Admirers of Toronto writer Elizabeth Abbott’s non-fiction may be surprised by her new book. While her previous titles – including A History of Marriage and Sugar: A Bittersweet History – were characterized by academic exuberance and an often staggering range, her new book is a smaller, more intimate work. Dogs and Underdogs draws on Abbott’s lifelong love of, and experiences with, a succession of canine companions. The author expands her focus to include broader material about, for example, a training program that pairs dogs with volunteers in prison and a push to adopt dogs displaced by the war in Serbia.
Abbott’s love of dogs is clear, and serves as the connective strand running through Dogs and Underdogs. The book begins with Abbott’s account of her attempt to rescue Tommy, a dog she left behind when she was forced to flee Haiti in 1988. While that initial sequence, which takes up the first quarter of the book, is harrowing and immersive, the remainder of the volume suffers, especially in comparison.
This is largely due to Abbott’s close proximity to her material. In the introduction, she calls the writing of Dogs and Underdogs “unfinished business,” and characterizes the volume as “a tribute and memorial” to Tommy, to her other dogs, “and to all the rescuers [she has] met along the way.” This results in little more than snapshots of rescued dogs, how they suffered, and who ultimately adopted them, filtered through a lens of unearned sentimentality and borderline anthropomorphosis.

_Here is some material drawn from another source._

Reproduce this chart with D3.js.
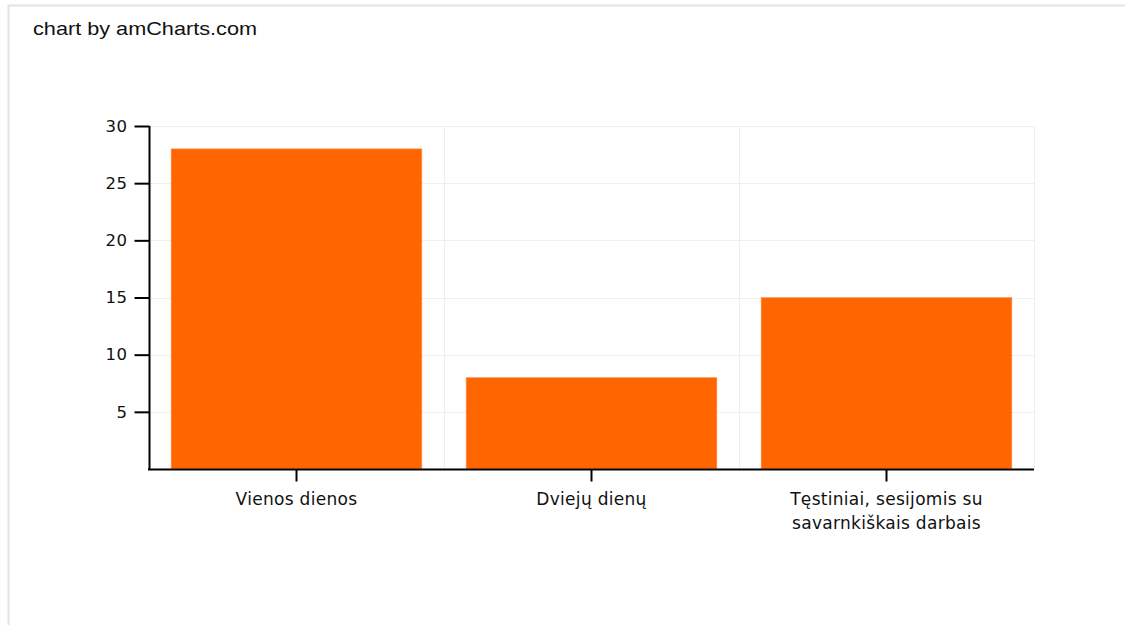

The book will likely resonate for anyone who has ever loved a dog, but in the main it fails to connect. It is too personal, too inwardly driven, never contextualizing the significance of these interspecies relationships on anything other than an emotional level. Abbott’s passion for dogs is clear, but the intensity of that passion makes it seem as if the book was written for herself, rather than for an audience of outside readers.